John H. Moore

For the federal judge, see John H. Moore II. For the Texas pioneer, see John Henry Moore (Texas).
John H. Moore
Born John Hartwell Moore
(1939-02-27)27 February 1939
Williston, North Dakota
Died 10 August 2016(2016-08-10) (aged 77)
Nationality American
Fields Anthropology
Institutions University of Florida

John Hartwell Moore (27 February 1939 10 August 2016) was Professor and Chair of the Anthropology Department at the University of Florida in Gainesville, Florida.
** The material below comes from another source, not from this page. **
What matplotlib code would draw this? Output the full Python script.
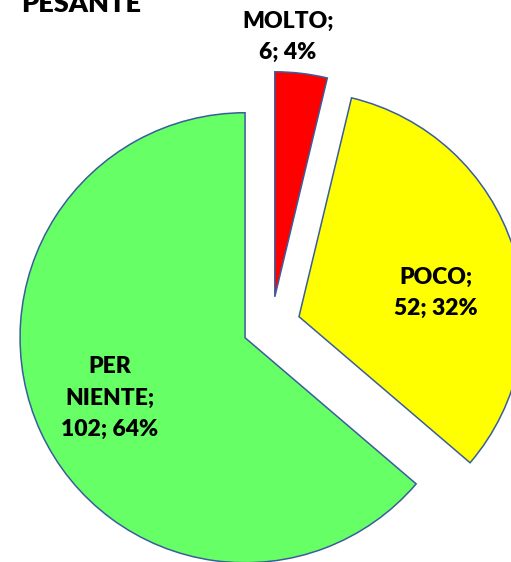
import matplotlib.pyplot as plt

# chart data
categories = ['MOLTO', 'POCO', 'PER NIENTE']
counts = [6, 52, 102]
colors = ['#FF0000', '#FFFF00', '#66FF66']
title = 'PESANTE'

# label centres in pixels from the top-left corner (layout only)
label_pos = [(288, 37), (436, 293), (110, 398)]

W, H = 511, 562
fig = plt.figure(figsize=(W / 100, H / 100), dpi=100)
ax = fig.add_axes([0, 0, 1, 1])

ax.pie(counts, colors=colors, explode=[29] * len(counts), startangle=90,
       counterclock=False, radius=225, center=(271.4, H - 325.6),
       wedgeprops=dict(edgecolor='#3A5D9C', linewidth=1.1))
ax.set_xlim(0, W)
ax.set_ylim(0, H)
ax.set_aspect('equal')
ax.axis('off')

total = sum(counts)
for cat, val, (px, py) in zip(categories, counts, label_pos):
    pct = round(val / total * 100)
    txt = cat.replace(' ', '\n') + ';\n' + str(val) + '; ' + str(pct) + '%'
    ax.text(px, H - py, txt, ha='center', va='center', fontsize=16.5,
            fontweight='heavy', family='Lato', linespacing=1.6)

ax.text(21, H - 12, title, ha='left', va='baseline', fontsize=19.5,
        fontweight='heavy', family='Lato')

fig.savefig('out.png', dpi=100)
His research specialties included North American Indian ethnology, kinship, demography, and sociocultural evolution. His fieldwork included research with the Cheyenne, Mvskoke Creek, Seminole, Choctaw, Cree, and Pamunkey. His most recent work is a demographic exploration of the feasibility of space colonization, published by NASA in the book Interstellar Travel and Multi-Generational Space Ships.

He was featured in the "Spacemen” episode of National Geographic Channel’s Naked Science television series. He worked as a consultant and expert witness on behalf of Native American groups who are seeking to protect their land, resources, and treaty rights, especially the descendants of those killed or attacked at the Sand Creek Massacre in Colorado in 1864, who were promised reparations under the Treaty of the Little Arkansas in 1865, which have never been paid. He is interested in the interactions between the biological and cultural aspects of "race," and is Editor-in-Chief of the 2007 Macmillan Encyclopedia of Race and Racism. He was a Fellow of the American Association for the Advancement of Science, and former Chair of the Anthropology Section.

He lived in Gainesville, Florida with his wife, Shelley Arlen. They have two daughters. He died on 10 August 2016.[1]